# [TASK DIRECTIONS]
Omit every picture, then give all the entries again exactly.

[A run of records]

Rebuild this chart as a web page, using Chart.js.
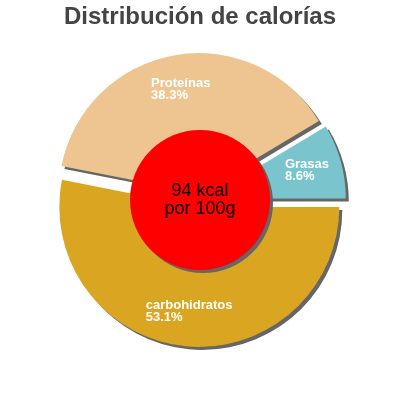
<!DOCTYPE html>
<html>
<head>
<meta charset="utf-8">
<script src="https://cdn.jsdelivr.net/npm/chart.js@4"></script>
<style>
  html, body { margin: 0; padding: 0; background: #fff; }
  #wrap { width: 400px; height: 400px; }
</style>
</head>
<body>
<div id="wrap"><canvas id="c" width="400" height="400"></canvas></div>
<script>
// ---- data ----
const titleText = 'Distribución de calorías';
const categories = ['carbohidratos', 'Proteínas', 'Grasas'];
const percentages = [53.1, 38.3, 8.6];
const centerLines = ['94 kcal', 'por 100g'];

// ---- styles ----
const sliceColors = ['#DAA520', '#EEC591', '#7AC5CD'];
const explode = [7, 7, 6];
const SHADOW = '#666666';
const FONT = '"Liberation Sans", Arial, sans-serif';

const sliceShadow = {
  id: 'sliceShadow',
  beforeDatasetDraw(chart, args) {
    const ctx = chart.ctx;
    ctx.save();
    ctx.shadowColor = SHADOW;
    ctx.shadowOffsetX = 3;
    ctx.shadowOffsetY = 3;
    ctx.shadowBlur = 0;
    args.meta.data.forEach((arc, i) => {
      const mid = (arc.startAngle + arc.endAngle) / 2;
      const d = explode[i] || 0;
      ctx.save();
      ctx.translate(Math.cos(mid) * d, Math.sin(mid) * d);
      arc.draw(ctx);
      ctx.restore();
    });
    ctx.restore();
    return false;
  },
  afterDatasetsDraw(chart) {
    const ctx = chart.ctx;
    const meta = chart.getDatasetMeta(0);
    const a0 = meta.data[0];
    const cx = a0.x, cy = a0.y, R = a0.outerRadius;

    // slice labels
    ctx.save();
    ctx.font = 'bold 13px ' + FONT;
    ctx.fillStyle = '#ffffff';
    ctx.textAlign = 'left';
    ctx.textBaseline = 'middle';
    meta.data.forEach((arc, i) => {
      const mid = (arc.startAngle + arc.endAngle) / 2;
      const r = R * 0.75 + (explode[i] || 0);
      const ax = cx + Math.cos(mid) * r;
      const ay = cy + Math.sin(mid) * r;
      const lines = [categories[i], percentages[i].toFixed(1) + '%'];
      const w = Math.max(...lines.map(t => ctx.measureText(t).width));
      const lx = ax - w / 2;
      ctx.fillText(lines[0], lx, ay - 6);
      ctx.fillText(lines[1], lx, ay + 6);
    });
    ctx.restore();

    // center circle
    ctx.save();
    ctx.shadowColor = SHADOW;
    ctx.shadowOffsetX = 3;
    ctx.shadowOffsetY = 3;
    ctx.shadowBlur = 0;
    ctx.fillStyle = '#FF0000';
    ctx.beginPath();
    ctx.arc(cx, cy, R * 0.5, 0, Math.PI * 2);
    ctx.fill();
    ctx.restore();

    ctx.save();
    ctx.font = '18px ' + FONT;
    ctx.fillStyle = '#000000';
    ctx.textAlign = 'center';
    ctx.textBaseline = 'alphabetic';
    ctx.fillText(centerLines[0], cx, cy - 4);
    ctx.fillText(centerLines[1], cx, cy + 14);
    ctx.restore();
  }
};

new Chart(document.getElementById('c'), {
  type: 'pie',
  data: {
    labels: categories,
    datasets: [{
      data: percentages,
      backgroundColor: sliceColors,
      borderWidth: 0,
      offset: 0
    }]
  },
  options: {
    responsive: false,
    animation: false,
    rotation: 90,
    radius: 140,
    layout: { padding: { top: 0, bottom: 32, left: 0, right: 0 } },
    plugins: {
      legend: { display: false },
      tooltip: { enabled: false },
      title: {
        display: true,
        text: titleText,
        color: '#444444',
        font: { family: FONT, size: 24, weight: 'bold', lineHeight: 1.2 },
        padding: { top: 3.2, bottom: 0 }
      }
    }
  },
  plugins: [sliceShadow]
});
</script>
</body>
</html>
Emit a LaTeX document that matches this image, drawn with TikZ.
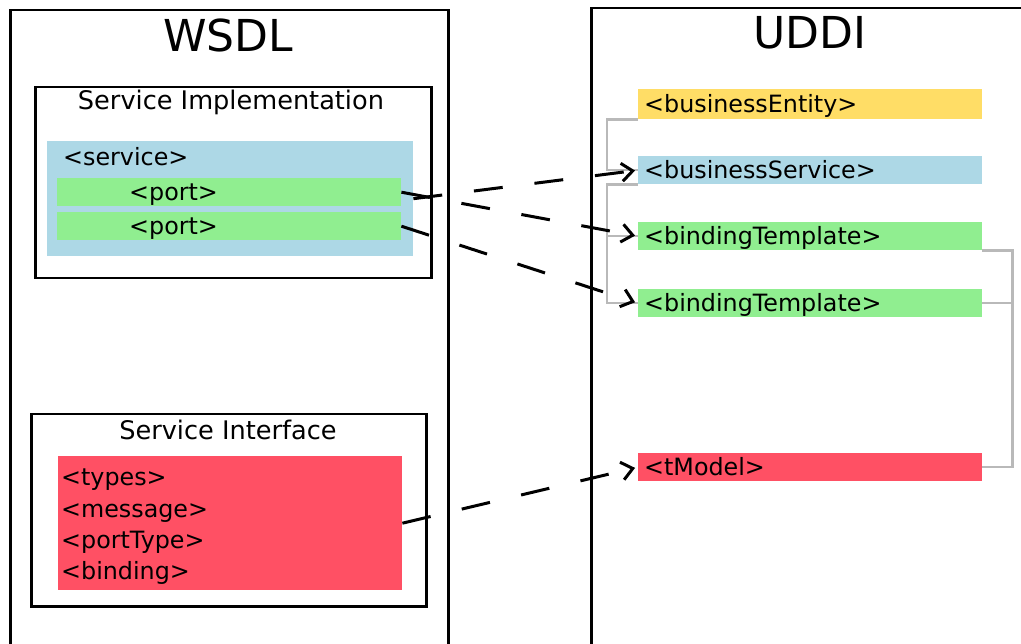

# [TASK ANSWER]
Rebuild this chart as a web page, using Chart.js.
<!DOCTYPE html>
<html>
<head>
<meta charset="utf-8">
<script src="https://cdn.jsdelivr.net/npm/chart.js@4"></script>
<style>
  html, body { margin: 0; padding: 0; background: #fff; }
  #wrap { width: 400px; height: 400px; }
</style>
</head>
<body>
<div id="wrap"><canvas id="c" width="400" height="400"></canvas></div>
<script>
// ---- data ----
const titleText = 'Distribución de calorías';
const categories = ['carbohidratos', 'Proteínas', 'Grasas'];
const percentages = [53.1, 38.3, 8.6];
const centerLines = ['94 kcal', 'por 100g'];

// ---- styles ----
const sliceColors = ['#DAA520', '#EEC591', '#7AC5CD'];
const explode = [7, 7, 6];
const SHADOW = '#666666';
const FONT = '"Liberation Sans", Arial, sans-serif';

const sliceShadow = {
  id: 'sliceShadow',
  beforeDatasetDraw(chart, args) {
    const ctx = chart.ctx;
    ctx.save();
    ctx.shadowColor = SHADOW;
    ctx.shadowOffsetX = 3;
    ctx.shadowOffsetY = 3;
    ctx.shadowBlur = 0;
    args.meta.data.forEach((arc, i) => {
      const mid = (arc.startAngle + arc.endAngle) / 2;
      const d = explode[i] || 0;
      ctx.save();
      ctx.translate(Math.cos(mid) * d, Math.sin(mid) * d);
      arc.draw(ctx);
      ctx.restore();
    });
    ctx.restore();
    return false;
  },
  afterDatasetsDraw(chart) {
    const ctx = chart.ctx;
    const meta = chart.getDatasetMeta(0);
    const a0 = meta.data[0];
    const cx = a0.x, cy = a0.y, R = a0.outerRadius;

    // slice labels
    ctx.save();
    ctx.font = 'bold 13px ' + FONT;
    ctx.fillStyle = '#ffffff';
    ctx.textAlign = 'left';
    ctx.textBaseline = 'middle';
    meta.data.forEach((arc, i) => {
      const mid = (arc.startAngle + arc.endAngle) / 2;
      const r = R * 0.75 + (explode[i] || 0);
      const ax = cx + Math.cos(mid) * r;
      const ay = cy + Math.sin(mid) * r;
      const lines = [categories[i], percentages[i].toFixed(1) + '%'];
      const w = Math.max(...lines.map(t => ctx.measureText(t).width));
      const lx = ax - w / 2;
      ctx.fillText(lines[0], lx, ay - 6);
      ctx.fillText(lines[1], lx, ay + 6);
    });
    ctx.restore();

    // center circle
    ctx.save();
    ctx.shadowColor = SHADOW;
    ctx.shadowOffsetX = 3;
    ctx.shadowOffsetY = 3;
    ctx.shadowBlur = 0;
    ctx.fillStyle = '#FF0000';
    ctx.beginPath();
    ctx.arc(cx, cy, R * 0.5, 0, Math.PI * 2);
    ctx.fill();
    ctx.restore();

    ctx.save();
    ctx.font = '18px ' + FONT;
    ctx.fillStyle = '#000000';
    ctx.textAlign = 'center';
    ctx.textBaseline = 'alphabetic';
    ctx.fillText(centerLines[0], cx, cy - 4);
    ctx.fillText(centerLines[1], cx, cy + 14);
    ctx.restore();
  }
};

new Chart(document.getElementById('c'), {
  type: 'pie',
  data: {
    labels: categories,
    datasets: [{
      data: percentages,
      backgroundColor: sliceColors,
      borderWidth: 0,
      offset: 0
    }]
  },
  options: {
    responsive: false,
    animation: false,
    rotation: 90,
    radius: 140,
    layout: { padding: { top: 0, bottom: 32, left: 0, right: 0 } },
    plugins: {
      legend: { display: false },
      tooltip: { enabled: false },
      title: {
        display: true,
        text: titleText,
        color: '#444444',
        font: { family: FONT, size: 24, weight: 'bold', lineHeight: 1.2 },
        padding: { top: 3.2, bottom: 0 }
      }
    }
  },
  plugins: [sliceShadow]
});
</script>
</body>
</html>
Emit a LaTeX document that matches this image, drawn with TikZ.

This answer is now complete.